We were in our noir phase in those days: black from our turtlenecks to our shoes.  Mother had on her "Russian hat."  It does make her look like Geraldine Chaplin in Doctor Zhivago.

A few tables away sat an American family.  They were looking at us and whispering.  "You can’t just go over there and shoot their picture," hissed the mother.  "They might get upset.  Ask!"

"But I don’t know enough French!" her husband protested.

I rose, approached their table, and said, "Pardonez moi.  May I be of the assistánce?"  Yes we would like to take your… photograph!… but don’t know how to ask.

"Mais," I said, "that is easy.  You speak my native language."  I switched from Clouseau to Bloomberg: "You gotta be from Syracuse or Binghamton, right?"  They were " Binghamton" and I wonder, when they show that slide back home, how they identify us.

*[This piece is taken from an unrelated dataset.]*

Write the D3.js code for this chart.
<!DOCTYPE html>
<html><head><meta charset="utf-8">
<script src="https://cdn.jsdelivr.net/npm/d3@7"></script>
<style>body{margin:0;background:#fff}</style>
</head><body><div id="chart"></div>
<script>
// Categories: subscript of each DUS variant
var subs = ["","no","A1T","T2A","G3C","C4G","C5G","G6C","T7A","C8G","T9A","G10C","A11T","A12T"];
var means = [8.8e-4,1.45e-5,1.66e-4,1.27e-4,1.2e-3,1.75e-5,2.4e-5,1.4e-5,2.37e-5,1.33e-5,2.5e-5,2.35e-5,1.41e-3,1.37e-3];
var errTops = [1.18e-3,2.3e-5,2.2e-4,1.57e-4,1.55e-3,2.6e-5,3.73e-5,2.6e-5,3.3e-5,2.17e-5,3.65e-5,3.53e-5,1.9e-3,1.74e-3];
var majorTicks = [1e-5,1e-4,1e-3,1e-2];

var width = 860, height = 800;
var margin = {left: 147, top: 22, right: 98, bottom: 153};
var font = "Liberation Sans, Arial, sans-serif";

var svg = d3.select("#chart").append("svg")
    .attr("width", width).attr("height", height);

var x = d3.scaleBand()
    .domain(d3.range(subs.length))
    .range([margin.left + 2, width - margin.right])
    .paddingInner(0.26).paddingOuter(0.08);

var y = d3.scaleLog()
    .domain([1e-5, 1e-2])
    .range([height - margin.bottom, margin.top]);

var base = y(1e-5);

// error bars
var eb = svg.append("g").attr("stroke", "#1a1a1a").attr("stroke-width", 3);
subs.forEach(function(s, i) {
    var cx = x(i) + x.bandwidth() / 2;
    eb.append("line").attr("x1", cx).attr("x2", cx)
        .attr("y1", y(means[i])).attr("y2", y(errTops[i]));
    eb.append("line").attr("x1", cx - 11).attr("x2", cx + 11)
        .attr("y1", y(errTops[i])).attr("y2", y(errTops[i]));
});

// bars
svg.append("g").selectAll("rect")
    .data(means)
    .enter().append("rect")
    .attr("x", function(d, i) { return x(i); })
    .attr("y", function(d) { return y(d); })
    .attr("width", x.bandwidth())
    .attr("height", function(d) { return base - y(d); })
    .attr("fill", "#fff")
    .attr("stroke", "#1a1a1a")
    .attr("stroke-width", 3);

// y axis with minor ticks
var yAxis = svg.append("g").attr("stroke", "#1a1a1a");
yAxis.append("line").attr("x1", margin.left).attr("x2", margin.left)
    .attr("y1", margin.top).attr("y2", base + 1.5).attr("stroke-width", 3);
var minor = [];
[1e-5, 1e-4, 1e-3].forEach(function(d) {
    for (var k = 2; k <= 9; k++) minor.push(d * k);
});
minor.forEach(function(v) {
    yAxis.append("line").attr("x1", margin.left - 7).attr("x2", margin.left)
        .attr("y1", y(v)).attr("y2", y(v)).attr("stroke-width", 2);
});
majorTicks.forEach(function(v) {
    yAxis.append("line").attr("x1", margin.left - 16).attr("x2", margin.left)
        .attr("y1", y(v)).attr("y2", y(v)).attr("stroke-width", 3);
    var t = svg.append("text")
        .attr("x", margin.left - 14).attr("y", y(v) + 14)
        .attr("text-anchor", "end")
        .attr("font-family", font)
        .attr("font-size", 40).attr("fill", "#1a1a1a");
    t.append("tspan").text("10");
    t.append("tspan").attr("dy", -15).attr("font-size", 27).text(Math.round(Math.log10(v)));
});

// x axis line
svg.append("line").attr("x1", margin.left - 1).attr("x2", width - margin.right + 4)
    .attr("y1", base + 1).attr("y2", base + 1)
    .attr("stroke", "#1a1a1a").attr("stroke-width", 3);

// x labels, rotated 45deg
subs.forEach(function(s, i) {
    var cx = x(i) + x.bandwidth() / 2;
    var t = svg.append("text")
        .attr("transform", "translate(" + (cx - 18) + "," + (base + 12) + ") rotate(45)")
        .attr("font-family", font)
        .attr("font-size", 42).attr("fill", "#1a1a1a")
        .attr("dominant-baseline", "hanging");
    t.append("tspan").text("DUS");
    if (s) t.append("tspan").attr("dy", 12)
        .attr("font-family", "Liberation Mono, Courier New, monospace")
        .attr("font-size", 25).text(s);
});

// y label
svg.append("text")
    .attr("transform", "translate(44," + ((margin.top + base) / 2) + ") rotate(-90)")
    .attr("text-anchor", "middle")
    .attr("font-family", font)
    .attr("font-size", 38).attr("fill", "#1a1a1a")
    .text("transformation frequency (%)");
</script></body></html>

Ah, we’d love to go back, but the Euro’s up, and the dollar’s down.  So we’ll wait.  Meanwhile, Mother’s found the silver lining.  She says, "Think how many people from all over the world come to see the place we take for granted."  She’s right.  We’ll never find a restaurant here in a medieval hostel; maybe the White Mountains aren’t as spectacular as the Alps.  So our highways don’t tunnel through the mountains like the road on the south shore of Sicily, but the Northway through the Adirondacks is, as the Scots say, no’ bad at all.

And you can’t always get away from America in Europe, anyway.  I spotted "American barbecue" on a menu one evening, and ordered it.  It was the best I’ve ever had!  I walked up to the counter window into the kitchen and in my very best French told the cook his was le plus meilleur barbecue du le monde!

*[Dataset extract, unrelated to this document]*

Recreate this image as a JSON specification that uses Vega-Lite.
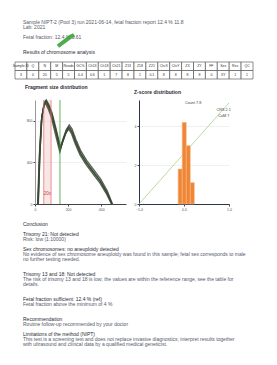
{
  "$schema": "https://vega.github.io/schema/vega-lite/v6.json",
  "background": "white",
  "padding": {"left": 12, "top": 19, "right": 10, "bottom": 5},
  "align": "none",
  "center": false,
  "config": {
    "view": {"stroke": null},
    "font": "Liberation Sans",
    "concat": {"spacing": 5},
    "axis": {"labelFontSize": 3.5, "labelColor": "#555", "domainColor": "#444", "tickColor": "#444", "tickSize": 2, "labelPadding": 1, "gridColor": "#f0f0f0", "labelOverlap": false, "labelFlush": false, "title": null}
  },
  "datasets": {
    "header": [
      {"line": 0, "kind": "body", "text": "Sample NIPT-2 (Pool 3) run 2021-06-14, fetal fraction report 12.4 % 11.8"},
      {"line": 1, "kind": "body", "text": "Lab: 2021"},
      {"line": 3, "kind": "body", "text": "Fetal fraction:  12.4 %  3.61"},
      {"line": 6, "kind": "heading", "text": "Results of chromosome analysis"}
    ],
    "table": [
      {"row": "h", "col": 1, "text": "Sample ID"}, {"row": "h", "col": 2, "text": "Q"}, {"row": "h", "col": 3, "text": "N"}, {"row": "h", "col": 4, "text": "M"},
      {"row": "h", "col": 5, "text": "Reads"}, {"row": "h", "col": 6, "text": "GC%"}, {"row": "h", "col": 7, "text": "Ch13"}, {"row": "h", "col": 8, "text": "Ch18"},
      {"row": "h", "col": 9, "text": "Ch21"}, {"row": "h", "col": 10, "text": "Z13"}, {"row": "h", "col": 11, "text": "Z18"}, {"row": "h", "col": 12, "text": "Z21"},
      {"row": "h", "col": 13, "text": "ChrX"}, {"row": "h", "col": 14, "text": "ChrY"}, {"row": "h", "col": 15, "text": "ZX"}, {"row": "h", "col": 16, "text": "ZY"},
      {"row": "h", "col": 17, "text": "FF"}, {"row": "h", "col": 18, "text": "Sex"}, {"row": "h", "col": 19, "text": "Res"}, {"row": "h", "col": 20, "text": "QC"},
      {"row": "v", "col": 1, "text": "3"}, {"row": "v", "col": 2, "text": "0"}, {"row": "v", "col": 3, "text": "20"}, {"row": "v", "col": 4, "text": "5"},
      {"row": "v", "col": 5, "text": "5"}, {"row": "v", "col": 6, "text": "0.4"}, {"row": "v", "col": 7, "text": "0.6"}, {"row": "v", "col": 8, "text": "1"},
      {"row": "v", "col": 9, "text": "7"}, {"row": "v", "col": 10, "text": "8"}, {"row": "v", "col": 11, "text": "1"}, {"row": "v", "col": 12, "text": "0.1"},
      {"row": "v", "col": 13, "text": "8"}, {"row": "v", "col": 14, "text": "8"}, {"row": "v", "col": 15, "text": "8"}, {"row": "v", "col": 16, "text": "8"},
      {"row": "v", "col": 17, "text": "0"}, {"row": "v", "col": 18, "text": "XY"}, {"row": "v", "col": 19, "text": "1"}, {"row": "v", "col": 20, "text": "1"}
    ],
    "curves": [
      {"s": "A", "size": 18, "count": 0}, {"s": "A", "size": 28, "count": 480}, {"s": "A", "size": 40, "count": 820}, {"s": "A", "size": 55, "count": 960},
      {"s": "A", "size": 66, "count": 985}, {"s": "A", "size": 82, "count": 935}, {"s": "A", "size": 100, "count": 860}, {"s": "A", "size": 125, "count": 700},
      {"s": "A", "size": 152, "count": 520}, {"s": "A", "size": 168, "count": 610}, {"s": "A", "size": 188, "count": 700}, {"s": "A", "size": 205, "count": 740},
      {"s": "A", "size": 222, "count": 700}, {"s": "A", "size": 245, "count": 600}, {"s": "A", "size": 275, "count": 490}, {"s": "A", "size": 310, "count": 400},
      {"s": "A", "size": 350, "count": 315}, {"s": "A", "size": 395, "count": 220}, {"s": "A", "size": 435, "count": 110}, {"s": "A", "size": 465, "count": 0},
      {"s": "B", "size": 20, "count": 0}, {"s": "B", "size": 30, "count": 500}, {"s": "B", "size": 42, "count": 845}, {"s": "B", "size": 57, "count": 980},
      {"s": "B", "size": 68, "count": 1000}, {"s": "B", "size": 84, "count": 955}, {"s": "B", "size": 102, "count": 880}, {"s": "B", "size": 127, "count": 725},
      {"s": "B", "size": 154, "count": 545}, {"s": "B", "size": 170, "count": 628}, {"s": "B", "size": 190, "count": 718}, {"s": "B", "size": 207, "count": 760},
      {"s": "B", "size": 224, "count": 720}, {"s": "B", "size": 247, "count": 620}, {"s": "B", "size": 277, "count": 510}, {"s": "B", "size": 312, "count": 420},
      {"s": "B", "size": 352, "count": 335}, {"s": "B", "size": 397, "count": 240}, {"s": "B", "size": 437, "count": 125}, {"s": "B", "size": 468, "count": 0},
      {"s": "C", "size": 16, "count": 0}, {"s": "C", "size": 26, "count": 455}, {"s": "C", "size": 38, "count": 795}, {"s": "C", "size": 53, "count": 940},
      {"s": "C", "size": 64, "count": 970}, {"s": "C", "size": 80, "count": 915}, {"s": "C", "size": 98, "count": 840}, {"s": "C", "size": 123, "count": 675},
      {"s": "C", "size": 150, "count": 500}, {"s": "C", "size": 166, "count": 590}, {"s": "C", "size": 186, "count": 680}, {"s": "C", "size": 203, "count": 720},
      {"s": "C", "size": 220, "count": 680}, {"s": "C", "size": 243, "count": 580}, {"s": "C", "size": 273, "count": 470}, {"s": "C", "size": 308, "count": 380},
      {"s": "C", "size": 348, "count": 295}, {"s": "C", "size": 393, "count": 200}, {"s": "C", "size": 433, "count": 95}, {"s": "C", "size": 462, "count": 0},
      {"s": "D", "size": 19, "count": 0}, {"s": "D", "size": 29, "count": 470}, {"s": "D", "size": 41, "count": 830}, {"s": "D", "size": 56, "count": 955},
      {"s": "D", "size": 67, "count": 990}, {"s": "D", "size": 83, "count": 945}, {"s": "D", "size": 101, "count": 870}, {"s": "D", "size": 126, "count": 710},
      {"s": "D", "size": 153, "count": 532}, {"s": "D", "size": 169, "count": 605}, {"s": "D", "size": 189, "count": 695}, {"s": "D", "size": 206, "count": 735},
      {"s": "D", "size": 223, "count": 695}, {"s": "D", "size": 246, "count": 595}, {"s": "D", "size": 276, "count": 485}, {"s": "D", "size": 311, "count": 395},
      {"s": "D", "size": 351, "count": 310}, {"s": "D", "size": 396, "count": 215}, {"s": "D", "size": 436, "count": 105}, {"s": "D", "size": 466, "count": 0}
    ],
    "cutoffs": [
      {"size": 53, "kind": "lower"},
      {"size": 97, "kind": "upper"},
      {"size": 151, "kind": "cut"}
    ],
    "window": [
      {"from": 53, "to": 97}
    ],
    "bars": [
      {"lo": -0.13, "hi": -0.04, "n": 1.8},
      {"lo": -0.04, "hi": 0.05, "n": 4.2},
      {"lo": 0.05, "hi": 0.14, "n": 3.0},
      {"lo": 0.14, "hi": 0.23, "n": 1.1}
    ],
    "diag": [
      {"z": -1, "n": 0},
      {"z": 1, "n": 5.2}
    ],
    "body": [
      {"line": 0, "kind": "heading", "text": "Conclusion"},
      {"line": 2, "kind": "heading", "text": "Trisomy 21: Not detected"},
      {"line": 3, "kind": "body", "text": "Risk: low (1:10000)"},
      {"line": 5, "kind": "heading", "text": "Sex chromosomes: no aneuploidy detected"},
      {"line": 6, "kind": "body", "text": "No evidence of sex chromosome aneuploidy was found in this sample; fetal sex corresponds to male"},
      {"line": 7, "kind": "body", "text": "no further testing needed."},
      {"line": 10, "kind": "heading", "text": "Trisomy 13 and 18: Not detected"},
      {"line": 11, "kind": "body", "text": "The risk of trisomy 13 and 18 is low; the values are within the reference range, see the table for"},
      {"line": 12, "kind": "body", "text": "details."},
      {"line": 15, "kind": "heading", "text": "Fetal fraction sufficient: 12.4 % (ref)"},
      {"line": 16, "kind": "body", "text": "Fetal fraction above the minimum of 4 %"},
      {"line": 19, "kind": "heading", "text": "Recommendation"},
      {"line": 20, "kind": "body", "text": "Routine follow-up recommended by your doctor"},
      {"line": 22, "kind": "heading", "text": "Limitations of the method (NIPT)"},
      {"line": 23, "kind": "body", "text": "This test is a screening test and does not replace invasive diagnostics; interpret results together"},
      {"line": 24, "kind": "body", "text": "with ultrasound and clinical data by a qualified medical geneticist."}
    ]
  },
  "vconcat": [
    {
      "width": 240,
      "height": 36,
      "layer": [
        {
          "data": {"name": "header"},
          "mark": {"type": "text", "align": "left", "baseline": "middle", "fontSize": 5},
          "encoding": {
            "x": {"datum": 0, "type": "quantitative", "scale": {"domain": [0, 240], "range": [-12, 228]}, "axis": null},
            "y": {"field": "line", "type": "quantitative", "scale": {"domain": [-0.5, 6.5], "reverse": true}, "axis": null},
            "text": {"field": "text"},
            "fontWeight": {"condition": {"test": "datum.kind === 'heading'", "value": "bold"}, "value": "normal"},
            "color": {"condition": {"test": "datum.kind === 'heading'", "value": "#2a2a35"}, "value": "#55596a"}
          }
        },
        {
          "data": {"values": [{"mark": "pen"}]},
          "mark": {"type": "point", "shape": "M-1,0.7 L0.6,-0.5 L1,-0.7", "size": 260, "filled": false, "stroke": "#3aa53a", "strokeWidth": 4, "opacity": 0.9},
          "encoding": {
            "x": {"datum": 43, "type": "quantitative"},
            "y": {"datum": 3.7, "type": "quantitative"}
          }
        }
      ]
    },
    {
      "width": 238,
      "height": 17,
      "data": {"name": "table"},
      "encoding": {
        "x": {"field": "col", "type": "ordinal", "scale": {"paddingInner": 0, "paddingOuter": 0, "range": [-20, 218]}, "axis": null},
        "y": {"field": "row", "type": "ordinal", "sort": ["h", "v"], "scale": {"paddingInner": 0, "paddingOuter": 0}, "axis": null}
      },
      "layer": [
        {"mark": {"type": "rect", "fill": "white", "stroke": "#444", "strokeWidth": 0.6}},
        {"mark": {"type": "text", "fontSize": 3.5, "color": "#333"}, "encoding": {"text": {"field": "text"}}}
      ]
    },
    {
      "hconcat": [
        {
          "width": 91,
          "height": 104,
          "title": {"text": "Fragment size distribution", "fontSize": 5, "fontWeight": "bold", "color": "#2a2a35", "anchor": "start", "frame": "group", "offset": 7, "dx": -10},
          "layer": [
            {
              "data": {"name": "window"},
              "mark": {"type": "rect", "color": "#f4b8b8", "opacity": 0.35},
              "encoding": {
                "x": {"field": "from", "type": "quantitative", "scale": {"domain": [0, 550], "nice": false}, "axis": {"values": [0, 50, 100, 150, 200, 250, 300, 350, 400, 450, 500, 550], "grid": false, "labelOverlap": false}},
                "x2": {"field": "to"}
              }
            },
            {
              "data": {"name": "curves"},
              "mark": {"type": "line", "strokeWidth": 1.4, "color": "#3b4634", "opacity": 0.85},
              "encoding": {
                "x": {"field": "size", "type": "quantitative"},
                "y": {"field": "count", "type": "quantitative", "scale": {"domain": [0, 1000], "nice": false}, "axis": {"values": [0, 100, 200, 300, 400, 500, 600, 700, 800, 900, 1000], "grid": true, "minExtent": 20, "domainColor": "#999", "labelOverlap": false}},
                "detail": {"field": "s"}
              }
            },
            {
              "data": {"name": "cutoffs"},
              "mark": {"type": "rule", "strokeWidth": 0.8},
              "encoding": {
                "x": {"field": "size", "type": "quantitative"},
                "color": {"field": "kind", "type": "nominal", "scale": {"domain": ["lower", "upper", "cut"], "range": ["#e07a7a", "#e07a7a", "#3aa03a"]}, "legend": null}
              }
            },
            {
              "data": {"values": [{"size": 75, "count": 96, "label": "20x"}]},
              "mark": {"type": "text", "fontSize": 4.5, "color": "#d04040"},
              "encoding": {
                "x": {"field": "size", "type": "quantitative"},
                "y": {"field": "count", "type": "quantitative"},
                "text": {"field": "label"}
              }
            }
          ]
        },
        {
          "width": 90,
          "height": 104,
          "title": {"text": "Z-score distribution", "fontSize": 5, "fontWeight": "bold", "color": "#2a2a35", "anchor": "start", "frame": "group", "offset": 5, "dx": -5},
          "layer": [
            {
              "data": {"name": "diag"},
              "mark": {"type": "line", "strokeWidth": 0.8, "color": "#a9d18e"},
              "encoding": {
                "x": {"field": "z", "type": "quantitative", "scale": {"domain": [-1, 1], "nice": false}, "axis": {"values": [-1, -0.5, 0, 0.5, 1], "grid": false, "domainColor": "#2b3350", "domainWidth": 1, "labelOverlap": false}},
                "y": {"field": "n", "type": "quantitative", "scale": {"domain": [0, 5.35], "nice": false}, "axis": {"values": [0, 1, 2, 3, 4, 5], "grid": true, "minExtent": 8, "domainColor": "#2b3350", "domainWidth": 1, "labelOverlap": false}}
              }
            },
            {
              "data": {"name": "bars"},
              "mark": {"type": "rect", "fill": "#f08534", "stroke": "#f6b98a", "strokeWidth": 0.6},
              "encoding": {
                "x": {"field": "lo", "type": "quantitative"},
                "x2": {"field": "hi"},
                "y": {"field": "n", "type": "quantitative"},
                "y2": {"datum": 0}
              }
            },
            {
              "data": {"values": [{"z": 0.72, "n": 4.85, "label": "CRS 2.1"}, {"z": 0.76, "n": 4.55, "label": "CoM 7"}, {"z": 0.02, "n": 5.2, "label": "Count 7.8"}]},
              "mark": {"type": "text", "fontSize": 3.8, "color": "#444", "align": "left"},
              "encoding": {
                "x": {"field": "z", "type": "quantitative"},
                "y": {"field": "n", "type": "quantitative"},
                "text": {"field": "label"}
              }
            }
          ]
        }
      ]
    },
    {
      "width": 240,
      "height": 130,
      "data": {"name": "body"},
      "mark": {"type": "text", "align": "left", "baseline": "middle", "fontSize": 5},
      "encoding": {
        "x": {"datum": 0, "type": "quantitative", "scale": {"domain": [0, 240], "range": [-12, 228]}, "axis": null},
        "y": {"field": "line", "type": "quantitative", "scale": {"domain": [-1.5, 24.5], "reverse": true}, "axis": null},
        "text": {"field": "text"},
        "fontWeight": {"condition": {"test": "datum.kind === 'heading'", "value": "bold"}, "value": "normal"},
        "color": {"condition": {"test": "datum.kind === 'heading'", "value": "#2a2a35"}, "value": "#55596a"}
      }
    }
  ]
}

"Thank you," he said.  "You theenk so?  You know New Orleens?  I go there, I learn le barbecue Americain."  I kissed him on both cheeks.  Mother almost died.

She and I went out the other night, to a funky little restaurant.  Tables cheek-by-jowl; you’d have to be an utter misanthrope not to talk to the folks next to you.  Mother had a deep bowl of soup, and I a grilled sandwich, which is not an adequate description of its perfection.  We finished off with cheesecake and strong coffee, finding it easy to pretend we were in a different hemisphere and about to retire to a creaky little hotel nearby beside a river.  The old buildings across the street could have been almost anywhere, the people passing speaking any language.  But we paid in dollars, climbed into a Plymouth van, and drove home through a soft New England spring evening that some people travel thousands of miles to see.

This is Willem Lange in East Montpelier, and I gotta get back to work.